08.03.2021


Die unfreiwillige Selbstveröffentlichung – nicht mit uns

Das Herumhacken auf der „Generation unsichtbar“ ist noch längst nicht vorbei. Sie soll sich gefälligst endlich demaskieren und in den Zoom-Sitzungen zu erkennen geben. 

Wir haben uns mit deren Motiven bereits befasst und den Universitäten hierüber ein ernüchterndes Zeugnis ausgestellt. Die digitalen Vorlesungen haben das Desinteresse der Studierenden an Kommunikation nur optisch unmissverständlich auf den schwarzen Punkt gebracht, das natürlich bereits davor existierte. Dabei ist ihre Bereitschaft zu kritischer gesellschaftlicher Reflexion und Diskussion durchaus vorhanden, nur eben nicht an der Uni und schon gar nicht in der Vorlesung.

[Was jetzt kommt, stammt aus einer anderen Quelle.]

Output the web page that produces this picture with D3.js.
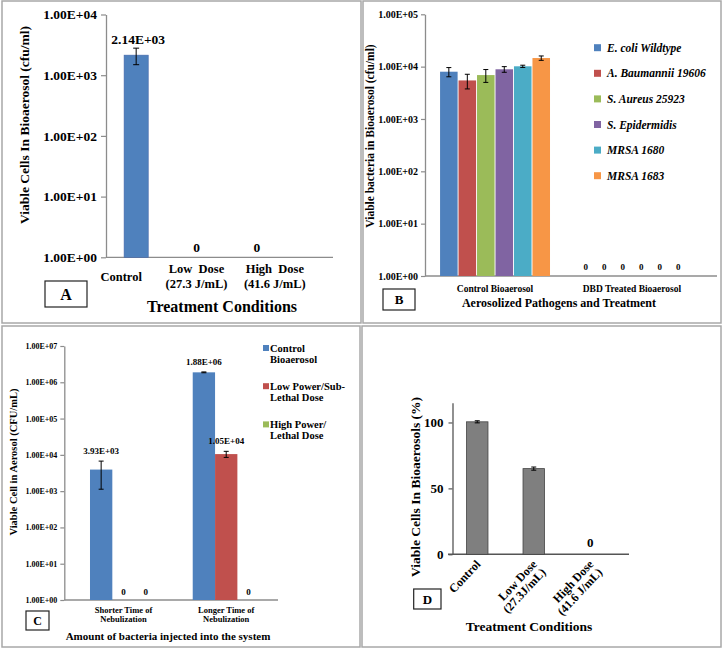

https://strafrecht-online.org/nl-2020-06-26 [S. 5]

Stefan Brink, Datenschutzbeauftragter des Landes Baden-Württemberg, wiederum war auf einer vom LSH mitveranstalteten Tachelesveranstaltung geradezu entsetzt, wie die Lehrenden bisweilen versuchten, fast nötigend die Studierenden im Rahmen der Zoom-Vorlesungen zur Preisgabe ihrer (Bild-)Daten zu veranlassen.

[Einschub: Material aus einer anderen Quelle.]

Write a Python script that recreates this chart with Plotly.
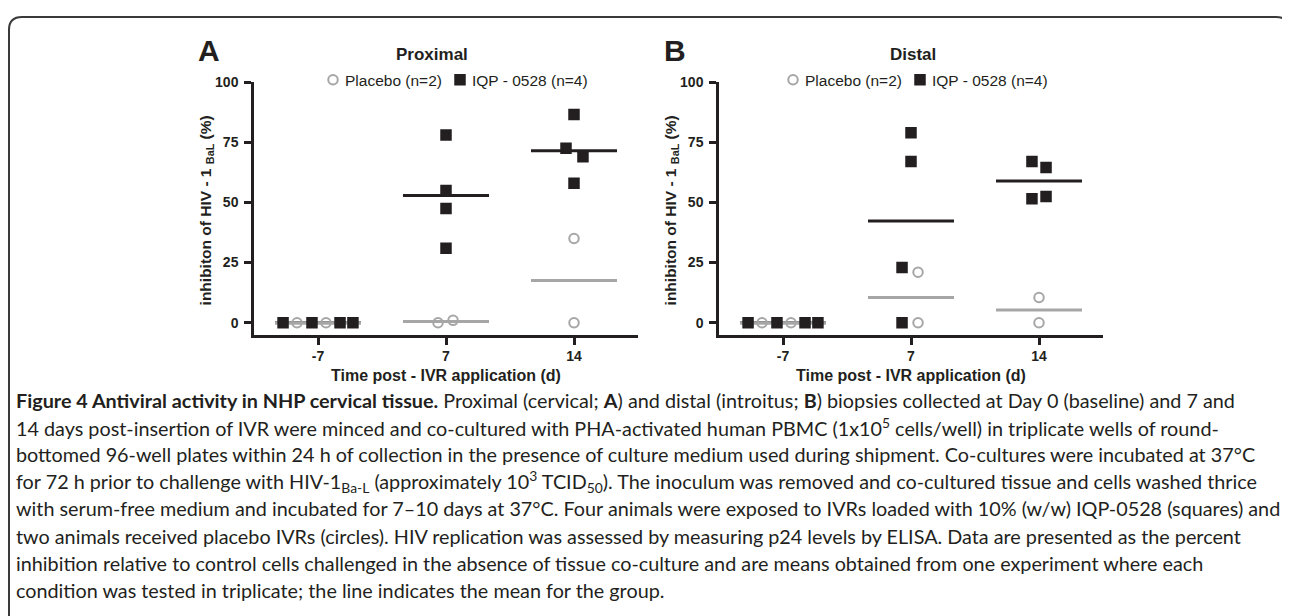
import plotly.graph_objects as go

# page is offset by the browser's default 8px body margin
OFF = 8
W, H = 1290 - OFF, 616 - OFF

# ---------------- data ----------------
days = ["-7", "7", "14"]

# Panel A - Proximal
prox_placebo = [[0, 0], [0, 1], [35, 0]]
prox_iqp = [[0, 0, 0, 0], [78, 55, 47.5, 31], [86.5, 72.5, 69, 58]]
# Panel B - Distal
dist_placebo = [[0, 0], [21, 0], [10.5, 0]]
dist_iqp = [[0, 0, 0, 0], [79, 67, 23, 0], [67, 64.5, 51.5, 52.5]]

# horizontal scatter of points within a day (category units)
prox_placebo_jit = [[-0.164, 0.0625], [-0.0625, 0.055], [0, 0]]
prox_iqp_jit = [[-0.273, -0.047, 0.172, 0.273], [0, 0, 0, 0], [0, -0.0625, 0.07, 0]]
dist_placebo_jit = [[-0.164, 0.0625], [0.055, 0.055], [0, 0]]
dist_iqp_jit = [[-0.273, -0.047, 0.172, 0.273], [0, 0, -0.07, -0.07], [-0.055, 0.055, -0.055, 0.055]]

y_ticks = [0, 25, 50, 75, 100]
panel_titles = ["Proximal", "Distal"]
panel_letters = ["A", "B"]
placebo_name = "Placebo (n=2)"
iqp_name = "IQP - 0528 (n=4)"
y_title = "inhibiton of HIV - 1 <sub>BaL</sub> (%)"
x_title = "Time post - IVR application (d)"

caption = [
    "<b>Figure 4 Antiviral activity in NHP cervical tissue.</b> Proximal (cervical; <b>A</b>) and distal (introitus; <b>B</b>) biopsies collected at Day 0 (baseline) and 7 and",
    "14 days post-insertion of IVR were minced and co-cultured with PHA-activated human PBMC (1x10<sup>5</sup> cells/well) in triplicate wells of round-",
    "bottomed 96-well plates within 24 h of collection in the presence of culture medium used during shipment. Co-cultures were incubated at 37°C",
    "for 72 h prior to challenge with HIV-1<sub>Ba-L</sub> (approximately 10<sup>3</sup> TCID<sub>50</sub>). The inoculum was removed and co-cultured tissue and cells washed thrice",
    "with serum-free medium and incubated for 7–10 days at 37°C. Four animals were exposed to IVRs loaded with 10% (w/w) IQP-0528 (squares) and",
    "two animals received placebo IVRs (circles). HIV replication was assessed by measuring p24 levels by ELISA. Data are presented as the percent",
    "inhibition relative to control cells challenged in the absence of tissue co-culture and are means obtained from one experiment where each",
    "condition was tested in triplicate; the line indicates the mean for the group.",
]

# ---------------- styles ----------------
BLACK = "#231f20"
GRAY = "#a6a6a6"
AX_FONT = "Liberation Sans, Arial, sans-serif"
CAP_FONT = "Lato, Open Sans, sans-serif"
HALF = 0.336


def px(x):
    return (x - OFF) / W


def py(y):
    return 1 - (y - OFF) / H


fig = go.Figure()

panels = [
    dict(pl=prox_placebo, iq=prox_iqp, plj=prox_placebo_jit, iqj=prox_iqp_jit,
         xa="x", ya="y", legend="legend"),
    dict(pl=dist_placebo, iq=dist_iqp, plj=dist_placebo_jit, iqj=dist_iqp_jit,
         xa="x2", ya="y2", legend="legend2"),
]


def mean(v):
    return sum(v) / len(v)


for p in panels:
    for grp, col in ((p["iq"], BLACK), (p["pl"], GRAY)):
        xs, ys = [], []
        for i, vals in enumerate(grp):
            m = mean(vals)
            xs += [i - HALF, i + HALF, None]
            ys += [m, m, None]
        fig.add_trace(go.Scatter(x=xs, y=ys, mode="lines", line=dict(color=col, width=3),
                                 xaxis=p["xa"], yaxis=p["ya"], showlegend=False, hoverinfo="skip"))
    xs, ys = [], []
    for i, (vals, jit) in enumerate(zip(p["pl"], p["plj"])):
        for v, j in zip(vals, jit):
            xs.append(i + j)
            ys.append(v)
    # legend labels are written as annotations next to the legend symbols
    fig.add_trace(go.Scatter(x=xs, y=ys, mode="markers", name="", hovertext=placebo_name,
                             marker=dict(symbol="circle-open", size=9.5, color=GRAY, line=dict(width=2, color=GRAY)),
                             xaxis=p["xa"], yaxis=p["ya"], legend=p["legend"], showlegend=True))
    xs, ys = [], []
    for i, (vals, jit) in enumerate(zip(p["iq"], p["iqj"])):
        for v, j in zip(vals, jit):
            xs.append(i + j)
            ys.append(v)
    fig.add_trace(go.Scatter(x=xs, y=ys, mode="markers", name="", hovertext=iqp_name,
                             marker=dict(symbol="square", size=11.5, color=BLACK, line=dict(width=0)),
                             xaxis=p["xa"], yaxis=p["ya"], legend=p["legend"], showlegend=True))

tickfont = dict(family=AX_FONT, size=14, color=BLACK, weight="bold")
common_x = dict(range=[-0.5, 2.5], tickmode="array", tickvals=[0, 1, 2], ticktext=days,
                showline=True, linecolor=BLACK, linewidth=2.5, ticks="outside", ticklen=7,
                tickwidth=2.5, tickcolor=BLACK, tickfont=tickfont, showgrid=False, zeroline=False,
                fixedrange=True)
common_y = dict(range=[-5, 100], tickmode="array", tickvals=y_ticks, ticktext=[str(t) for t in y_ticks],
                showline=True, linecolor=BLACK, linewidth=2.5, ticks="outside", ticklen=7,
                tickwidth=2.5, tickcolor=BLACK, tickfont=tickfont, showgrid=False, zeroline=False,
                ticklabelstandoff=3, fixedrange=True)

ydom = [py(331), py(75)]
fig.update_layout(
    width=W, height=H, margin=dict(l=0, r=0, t=0, b=0),
    paper_bgcolor="white", plot_bgcolor="white",
    xaxis=dict(domain=[px(254), px(638)], anchor="y", **common_x),
    yaxis=dict(domain=ydom, anchor="x", **common_y),
    xaxis2=dict(domain=[px(719), px(1103)], anchor="y2", **common_x),
    yaxis2=dict(domain=ydom, anchor="x2", **common_y),
)

legend_common = dict(orientation="h", yanchor="middle", y=py(73), xanchor="left",
                     bgcolor="rgba(0,0,0,0)", borderwidth=0, itemwidth=30,
                     entrywidth=82, entrywidthmode="pixels",
                     font=dict(family=AX_FONT, size=15.5, color=BLACK), traceorder="normal")
fig.update_layout(legend=dict(x=px(313), **legend_common),
                  legend2=dict(x=px(773), **legend_common))

ann = []
legend_label_x = [(343, 470), (803, 930)]
for k, (cx_axis, letter_x, title_x, ytitle_x) in enumerate([(446, 209, 432, 206), (911, 675, 913, 671)]):
    ann.append(dict(text=panel_letters[k], x=px(letter_x), y=py(43), xref="paper", yref="paper",
                    showarrow=False, xanchor="center", yanchor="middle",
                    font=dict(family=AX_FONT, size=30, color=BLACK, weight="bold")))
    ann.append(dict(text=panel_titles[k], x=px(title_x), y=py(47), xref="paper", yref="paper",
                    showarrow=False, xanchor="center", yanchor="middle",
                    font=dict(family=AX_FONT, size=17, color=BLACK, weight="bold")))
    ann.append(dict(text=y_title, x=px(ytitle_x), y=py(205), xref="paper", yref="paper",
                    showarrow=False, xanchor="center", yanchor="middle", textangle=-90,
                    font=dict(family=AX_FONT, size=15.5, color=BLACK, weight="bold")))
    ann.append(dict(text=x_title, x=px(cx_axis), y=py(372), xref="paper", yref="paper",
                    showarrow=False, xanchor="center", yanchor="middle",
                    font=dict(family=AX_FONT, size=16, color=BLACK, weight="bold")))
    for lbl, lx in zip((placebo_name, iqp_name), legend_label_x[k]):
        ann.append(dict(text=lbl, x=px(lx), y=py(73), xref="paper", yref="paper",
                        showarrow=False, xanchor="left", yanchor="middle",
                        font=dict(family=AX_FONT, size=15.5, color=BLACK)))

for i, line in enumerate(caption):
    ann.append(dict(text=line, x=px(14), y=py(397 + 27.5 * i), xref="paper", yref="paper",
                    showarrow=False, xanchor="left", yanchor="middle", align="left",
                    font=dict(family=CAP_FONT, size=19.8, color=BLACK)))

fig.update_layout(annotations=ann)

# rounded frame
r = 13
x0, x1 = px(9), px(1289)
y0, y1 = py(9), py(640)
path = (f"M {x0},{y1} L {x0},{py(9 + r)} Q {x0},{y0} {px(9 + r)},{y0} "
        f"L {px(1289 - r)},{y0} Q {x1},{y0} {x1},{py(9 + r)} L {x1},{y1}")
fig.add_shape(type="path", path=path, xref="paper", yref="paper",
              line=dict(color="#3a3a3a", width=2))

fig.write_html("out.html")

https://strafrecht-online.org/tacheles-brink-2021

Aber ist dies nicht ohnehin ein leichtes Unterfangen, weil junge Menschen jederzeit und überall bereitwillig ihre Daten preiszugeben bereit sind? Stefanie Diekmann räumt in einem Interview zur Soziologie der Videokonferenzen mit diesem Vorurteil auf: Social-Media-Aktivitäten erfolgten weitaus dosierter und auch kontrollierter, als dies auf einer Videokonferenz möglich sei, die man nur bereichsweise im Griff habe. Denn eine solche gehört zur Kategorie der unfreiwilligen Selbstveröffentlichung, die die jungen Menschen nicht sonderlich schätzen. Deren Domäne ist die teilweise überaus aufwendige Selbstinszenierung, wir ein wenig süffisant ergänzen dürfen. 

Junge Menschen haben sich über ihre durchaus intensive Social-Media-Nutzung eine Kompetenz aufgebaut, die sie reservierter macht. Die Generation der häufig nicht mehr ganz taufrischen Lehrenden wiederum, die sich bereits wie ein Schneekönig freut, irgendwie mit der Hilfe junger Menschen in die Zoom-Sitzung gelangt zu sein, schert sich in ihrer Euphorie zunächst einmal nicht groß um ihre Daten. 

Stefanie Diekmann macht bei der Nutzung digitaler Technologien drei Phasen aus: Panik, interessierte Auseinandersetzung mit den Möglichkeiten sowie eine sicht- und hörbare Ermüdung. Fast scheint es so, als hätten sich die Studierenden überaus rasch und routiniert in die dritte Phase begeben. Daran wird sich auch nach der Pandemie nichts ändern, wenn aus dem Digitalformat irgendwann wieder einmal ein solches im Hörsaal werden sollte. Das Ende des „Emergency Remote Teaching“ bedeutet eben nichts anderes als die Rückkehr zur ursprünglichen Misere.